J. Um. Good question, and maybe we could… you could analyze the programs, I’ll send you… But also that would have been, probably, an influence by Rubenstein, who’d just come from Israel.

D. Yeah.

J. Yeah… you could also ask, maybe if you talk to Augenfeld. Kind of ask her about the evolution of the politics of the choir and the space. And just, what they were interested in, and how it became less about this, and more about that, sort of. Jewish identity in general, and that would include Israeli repertoire.

Also, maybe it reflected the guests they had. They always had guests. For each concert, they would have a soloist come in. Most of them were Yiddish-y early on… I mean, it’s total Yiddish stuff in the 50s and 60s. But then it gets to be more, probably, Israeli soloists and stuff. They would sing a Yiddish tune or two, maybe less Yiddish tunes.

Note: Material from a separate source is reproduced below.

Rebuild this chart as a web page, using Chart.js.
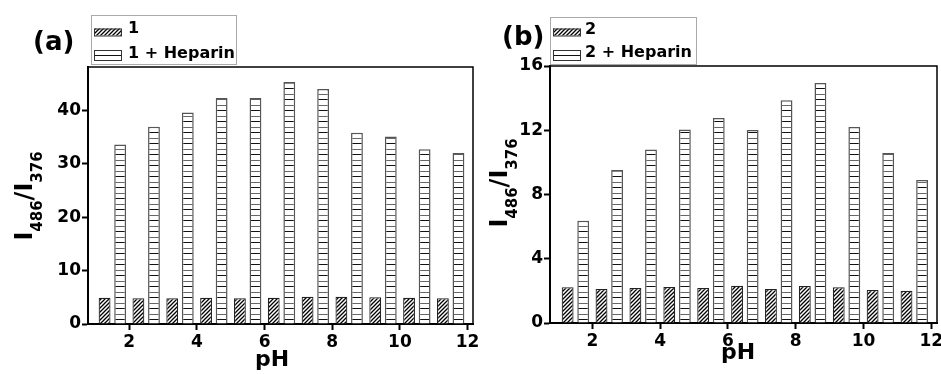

But it’s definitely… yeah, no, I guess it’s mostly Yiddish, even up to the end. And not that much… Not that much Hebrew rep, to be honest.

D. Yeah…

J. Really mostly Yiddish rep. Mm-mm. It’s too bad about the piano… parts, though. I wonder where the hell that is. Now I have to track down the… accompanists, and then find their children, and then see if they have the papers of their parents who… kept all the papers of accompanying the Yiddish choir in 1952. I doubt it.

Montreal Arbeter Ring choir photo, probably at Expo ’67. Source: Josh Dolgin.

D. And it’s not in the Rubenstein archive in the [Jewish Public] library?

J. No, no. There’s, like, a folder of pictures of him at the theatre. And then a ton of his papers, but not really together, like, they just sort of go show by show. So, like, if he was the director of the show, okay, then you’ll get his score. But where are his papers? Where are his original songs? Where is… Great question.

J. Um, cool. Okay, I’m gonna… I gotta get to… Whew!

D. Yeah, I think we covered everything, yeah.